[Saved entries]
━━━━━━━━━━

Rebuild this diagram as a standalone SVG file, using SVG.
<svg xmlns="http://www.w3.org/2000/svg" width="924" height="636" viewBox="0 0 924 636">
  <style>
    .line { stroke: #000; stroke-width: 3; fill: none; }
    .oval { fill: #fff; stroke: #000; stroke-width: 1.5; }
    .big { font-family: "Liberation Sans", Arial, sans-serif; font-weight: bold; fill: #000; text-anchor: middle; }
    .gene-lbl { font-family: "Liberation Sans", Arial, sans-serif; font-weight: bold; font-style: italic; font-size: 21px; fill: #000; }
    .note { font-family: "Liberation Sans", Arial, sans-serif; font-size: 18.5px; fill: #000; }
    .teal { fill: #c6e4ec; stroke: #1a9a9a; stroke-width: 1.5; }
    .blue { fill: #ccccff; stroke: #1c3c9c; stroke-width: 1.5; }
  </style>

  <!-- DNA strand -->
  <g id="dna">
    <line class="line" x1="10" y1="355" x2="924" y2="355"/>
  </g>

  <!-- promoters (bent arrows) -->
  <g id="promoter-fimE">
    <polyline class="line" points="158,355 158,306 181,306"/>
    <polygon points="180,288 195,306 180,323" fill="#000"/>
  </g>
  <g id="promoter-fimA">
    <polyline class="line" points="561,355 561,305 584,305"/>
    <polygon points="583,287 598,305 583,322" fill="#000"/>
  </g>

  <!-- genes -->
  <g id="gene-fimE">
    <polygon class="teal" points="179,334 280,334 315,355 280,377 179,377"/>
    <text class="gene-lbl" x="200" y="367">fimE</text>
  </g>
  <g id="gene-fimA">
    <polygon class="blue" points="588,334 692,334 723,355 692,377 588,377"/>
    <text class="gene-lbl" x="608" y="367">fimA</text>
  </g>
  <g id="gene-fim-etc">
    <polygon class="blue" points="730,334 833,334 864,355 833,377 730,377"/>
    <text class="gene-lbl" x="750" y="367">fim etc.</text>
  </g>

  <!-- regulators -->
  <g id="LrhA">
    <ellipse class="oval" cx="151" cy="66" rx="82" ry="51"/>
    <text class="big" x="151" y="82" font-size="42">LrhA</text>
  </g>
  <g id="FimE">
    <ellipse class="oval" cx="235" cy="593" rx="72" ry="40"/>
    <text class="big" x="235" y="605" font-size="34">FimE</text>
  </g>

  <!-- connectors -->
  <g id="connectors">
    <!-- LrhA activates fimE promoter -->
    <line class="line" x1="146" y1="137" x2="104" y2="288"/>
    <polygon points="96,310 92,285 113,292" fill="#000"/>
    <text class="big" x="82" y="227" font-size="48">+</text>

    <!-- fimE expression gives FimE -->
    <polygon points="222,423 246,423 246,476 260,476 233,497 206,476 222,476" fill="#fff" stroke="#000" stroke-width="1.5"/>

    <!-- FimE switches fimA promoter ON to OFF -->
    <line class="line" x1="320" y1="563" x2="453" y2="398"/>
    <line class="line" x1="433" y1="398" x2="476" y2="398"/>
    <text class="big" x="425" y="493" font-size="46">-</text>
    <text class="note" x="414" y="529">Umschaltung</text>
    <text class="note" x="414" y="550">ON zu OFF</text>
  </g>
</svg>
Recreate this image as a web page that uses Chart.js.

━━━━━━━━━━

Take the entries above and transcribe them exactly.

Rebuild this diagram as a standalone SVG file, using SVG.
<svg xmlns="http://www.w3.org/2000/svg" width="924" height="636" viewBox="0 0 924 636">
  <style>
    .line { stroke: #000; stroke-width: 3; fill: none; }
    .oval { fill: #fff; stroke: #000; stroke-width: 1.5; }
    .big { font-family: "Liberation Sans", Arial, sans-serif; font-weight: bold; fill: #000; text-anchor: middle; }
    .gene-lbl { font-family: "Liberation Sans", Arial, sans-serif; font-weight: bold; font-style: italic; font-size: 21px; fill: #000; }
    .note { font-family: "Liberation Sans", Arial, sans-serif; font-size: 18.5px; fill: #000; }
    .teal { fill: #c6e4ec; stroke: #1a9a9a; stroke-width: 1.5; }
    .blue { fill: #ccccff; stroke: #1c3c9c; stroke-width: 1.5; }
  </style>

  <!-- DNA strand -->
  <g id="dna">
    <line class="line" x1="10" y1="355" x2="924" y2="355"/>
  </g>

  <!-- promoters (bent arrows) -->
  <g id="promoter-fimE">
    <polyline class="line" points="158,355 158,306 181,306"/>
    <polygon points="180,288 195,306 180,323" fill="#000"/>
  </g>
  <g id="promoter-fimA">
    <polyline class="line" points="561,355 561,305 584,305"/>
    <polygon points="583,287 598,305 583,322" fill="#000"/>
  </g>

  <!-- genes -->
  <g id="gene-fimE">
    <polygon class="teal" points="179,334 280,334 315,355 280,377 179,377"/>
    <text class="gene-lbl" x="200" y="367">fimE</text>
  </g>
  <g id="gene-fimA">
    <polygon class="blue" points="588,334 692,334 723,355 692,377 588,377"/>
    <text class="gene-lbl" x="608" y="367">fimA</text>
  </g>
  <g id="gene-fim-etc">
    <polygon class="blue" points="730,334 833,334 864,355 833,377 730,377"/>
    <text class="gene-lbl" x="750" y="367">fim etc.</text>
  </g>

  <!-- regulators -->
  <g id="LrhA">
    <ellipse class="oval" cx="151" cy="66" rx="82" ry="51"/>
    <text class="big" x="151" y="82" font-size="42">LrhA</text>
  </g>
  <g id="FimE">
    <ellipse class="oval" cx="235" cy="593" rx="72" ry="40"/>
    <text class="big" x="235" y="605" font-size="34">FimE</text>
  </g>

  <!-- connectors -->
  <g id="connectors">
    <!-- LrhA activates fimE promoter -->
    <line class="line" x1="146" y1="137" x2="104" y2="288"/>
    <polygon points="96,310 92,285 113,292" fill="#000"/>
    <text class="big" x="82" y="227" font-size="48">+</text>

    <!-- fimE expression gives FimE -->
    <polygon points="222,423 246,423 246,476 260,476 233,497 206,476 222,476" fill="#fff" stroke="#000" stroke-width="1.5"/>

    <!-- FimE switches fimA promoter ON to OFF -->
    <line class="line" x1="320" y1="563" x2="453" y2="398"/>
    <line class="line" x1="433" y1="398" x2="476" y2="398"/>
    <text class="big" x="425" y="493" font-size="46">-</text>
    <text class="note" x="414" y="529">Umschaltung</text>
    <text class="note" x="414" y="550">ON zu OFF</text>
  </g>
</svg>
Recreate this image as a web page that uses Chart.js.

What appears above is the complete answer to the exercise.